Da er weder gestern noch heute höchst selbst vorbeikam, werde ich morgen oder übermorgen das Telefon erneut bemühen. Im Piper-Verlage sind ja Morgenstern und Owlglass erschienen, womit also eine gewisse Kontinuität gegeben ist.
Der Endesunterfertigte hofft, Ihnen bald Weitere Nachricht zu geben, hoffentlich eine solche, die die Aufwärtsrichtung Ihrer Schriftlinien ins Ungewisse steigert.
Mit den herzlichsten Grüssen, unbekannterweise auch an Ihre Frau, immer
Ihr
Erich Kästner
1950 weilte Walter Mehring für einige Tag ein Deutschland. Dabei begegnete er auch Erich Kästner. Dieser hat ihm versprochen, bei der Suche nach einem Verlag zu helfen. Wie dieser Brief Erich Kästners an Walter Mehring zeigt, hat er sein Versprechen auch sofort umgesetzt. (aus: Erich Kästner: Dieses Na ja!, wenn man das nicht hätte! – Ausgewähle Briefe von 1909 bis 1972 (Hg. v. Sven Hanuschek) Zürich: Atrium Verlag 2003, S. 168) A.O.
Als wir das Linden-Hotel verlassen, ist es warm, und die Straße riecht nach Frühling. Wachsmann ist gut gelaunt. Er geht mit offenem Mantel und pfeift eine fröhliche Melodie. An der Kreuzung Friedrichstraße/Unter den Linden bleibt er stehen, mustert das fünfgeschossige Gebäude mit den kursächsischen Schwertern an der Giebelfront.
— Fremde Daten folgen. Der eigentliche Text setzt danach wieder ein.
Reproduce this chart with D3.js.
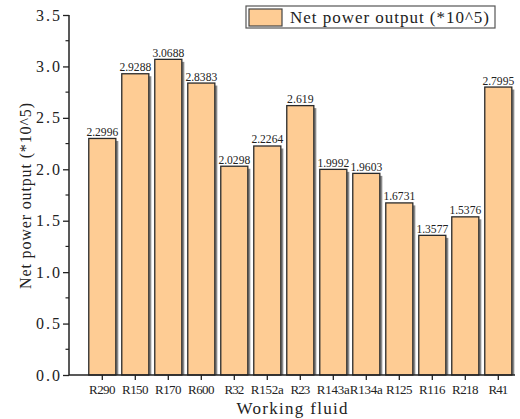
<!DOCTYPE html>
<html><head><meta charset="utf-8">
<script src="https://cdn.jsdelivr.net/npm/d3@7"></script>
<style>body{margin:0;background:#fff}svg{display:block}text{font-family:"Liberation Serif",serif;fill:#222}</style>
</head><body><svg id="c" width="520" height="419"></svg>
<script>
const categories = ["R290","R150","R170","R600","R32","R152a","R23","R143a","R134a","R125","R116","R218","R41"];
const values = [2.2996,2.9288,3.0688,2.8383,2.0298,2.2264,2.619,1.9992,1.9603,1.6731,1.3577,1.5376,2.7995];
const valueLabels = ["2.2996","2.9288","3.0688","2.8383","2.0298","2.2264","2.619","1.9992","1.9603","1.6731","1.3577","1.5376","2.7995"];
const yTicks = [0,0.5,1,1.5,2,2.5,3,3.5];
const yTickLabels = ["0.0","0.5","1.0","1.5","2.0","2.5","3.0","3.5"];
const seriesName = "Net power output (*10^5)";
const yTitle = "Net power output (*10^5)";
const xTitle = "Working fluid";

const svg = d3.select("#c");
const x = d3.scaleBand().domain(categories).range([85.8,514.8]).paddingInner(0.18).paddingOuter(0.09);
const y = d3.scaleLinear().domain([0,3.5]).range([375,15]);
const fillC = "#FECC94", strokeC = "#2a2a2a", shadowC = "#8a8a8a";
const cw = 6.6, vw = 5.3;

// shadows
svg.append("g").selectAll("rect").data(values).join("rect")
  .attr("x",(d,i)=>x(categories[i])+2.5).attr("y",d=>y(d)+2.5)
  .attr("width",x.bandwidth()).attr("height",d=>y(0)-y(d)-2.5)
  .attr("fill",shadowC);
// bars
svg.append("g").selectAll("rect").data(values).join("rect")
  .attr("x",(d,i)=>x(categories[i])).attr("y",d=>y(d))
  .attr("width",x.bandwidth()).attr("height",d=>y(0)-y(d))
  .attr("fill",fillC).attr("stroke",strokeC).attr("stroke-width",1.3);
// value labels
svg.append("g").selectAll("text").data(values).join("text")
  .attr("x",(d,i)=>x(categories[i])+x.bandwidth()/2).attr("y",d=>y(d)-2.5)
  .attr("text-anchor","middle").attr("font-size",13)
  .attr("textLength",(d,i)=>valueLabels[i].length*vw).attr("lengthAdjust","spacingAndGlyphs")
  .text((d,i)=>valueLabels[i]);

// y axis
const yAxis = d3.axisLeft(y).tickValues(yTicks).tickFormat((d,i)=>yTickLabels[i]).tickSize(6).tickPadding(3);
const gy = svg.append("g").attr("transform","translate(69,0)").call(yAxis);
gy.select(".domain").attr("stroke","#222").attr("stroke-width",1.5).attr("d","M0,375V15");
gy.selectAll(".tick line").attr("stroke","#222").attr("stroke-width",1.3);
gy.selectAll(".tick text").attr("font-size",16).attr("font-family","Liberation Serif").attr("fill","#222")
  .attr("textLength",24).attr("lengthAdjust","spacing");
const minor = d3.range(0.25,3.5,0.5);
gy.selectAll(".minor").data(minor).join("line").attr("class","minor")
  .attr("x1",-3.5).attr("x2",0).attr("y1",d=>y(d)).attr("y2",d=>y(d)).attr("stroke","#222").attr("stroke-width",1.2);

// x axis
const xAxis = d3.axisBottom(x).tickSize(5).tickPadding(5);
const gx = svg.append("g").attr("transform","translate(0,375)").call(xAxis);
gx.select(".domain").attr("stroke","#222").attr("stroke-width",1.5).attr("d","M69,0H515");
gx.selectAll(".tick line").attr("stroke","#222").attr("stroke-width",1.3);
gx.selectAll(".tick text").attr("font-size",13).attr("font-family","Liberation Serif").attr("fill","#222")
  .attr("textLength",d=>d.length*cw).attr("lengthAdjust","spacing");

// titles
svg.append("text").attr("x",292).attr("y",414).attr("text-anchor","middle").attr("font-size",17)
  .attr("textLength",111).attr("lengthAdjust","spacing").text(xTitle);
svg.append("text").attr("transform","translate(31,196) rotate(-90)").attr("text-anchor","middle").attr("font-size",16)
  .attr("textLength",186).attr("lengthAdjust","spacing").text(yTitle);

// legend
const lg = svg.append("g");
lg.append("rect").attr("x",246).attr("y",6).attr("width",249).attr("height",22).attr("fill","#fff").attr("stroke","#555").attr("stroke-width",1.2);
lg.append("rect").attr("x",249).attr("y",9).attr("width",33).attr("height",17).attr("fill",fillC).attr("stroke","#444").attr("stroke-width",1.2);
lg.append("text").attr("x",290).attr("y",23).attr("font-size",17).attr("textLength",199).attr("lengthAdjust","spacing").text(seriesName);
</script></body></html>
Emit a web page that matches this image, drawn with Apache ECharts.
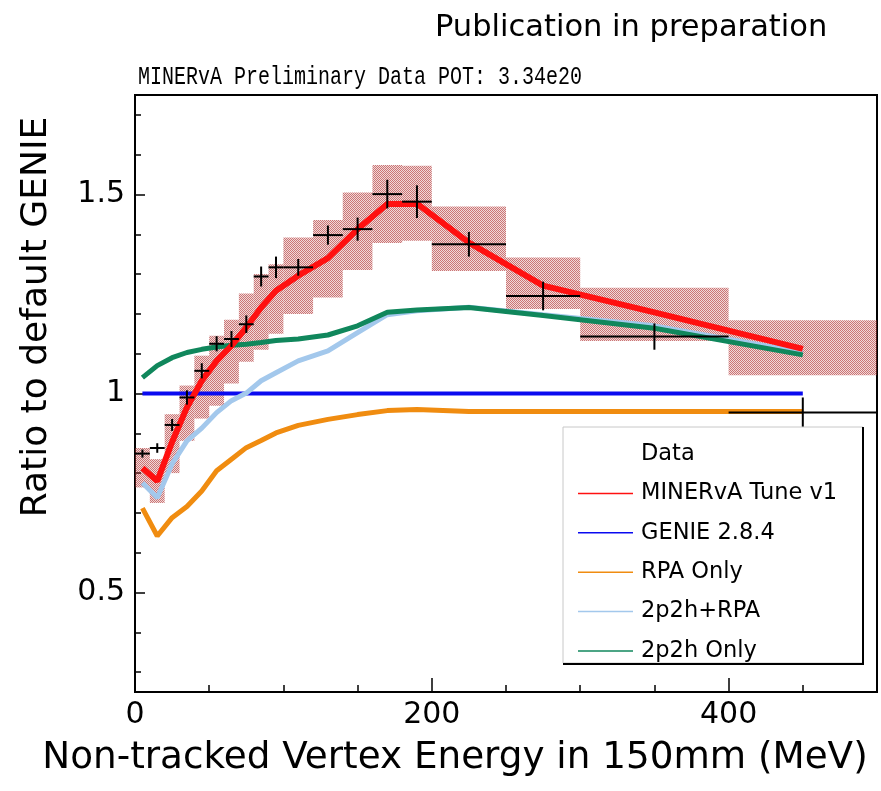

„Gibt es dort Meißner Porzellan?“ fragt er und pfeift weiter. „Ich hätte Lust, hier in der Sonne zu dösen“, meint er dann lächelnd.
„Und die Zeit?“ frage ich erstaunt. „Oder wollen Sie nicht mehr in die Schumannstraße?“
„Doch“, sagt er lachend und singt: «Die Linden lang! Galopp! Galopp! Zu Fuß, zu Pferd, zu zweit! Mit der Uhr in der Hand, mit’m Hut aufm Kopp, keine Zeit! Keine Zeit! Keine Zeit! – Kennen Sie das?“ Wachsmann sieht mich neugierig an.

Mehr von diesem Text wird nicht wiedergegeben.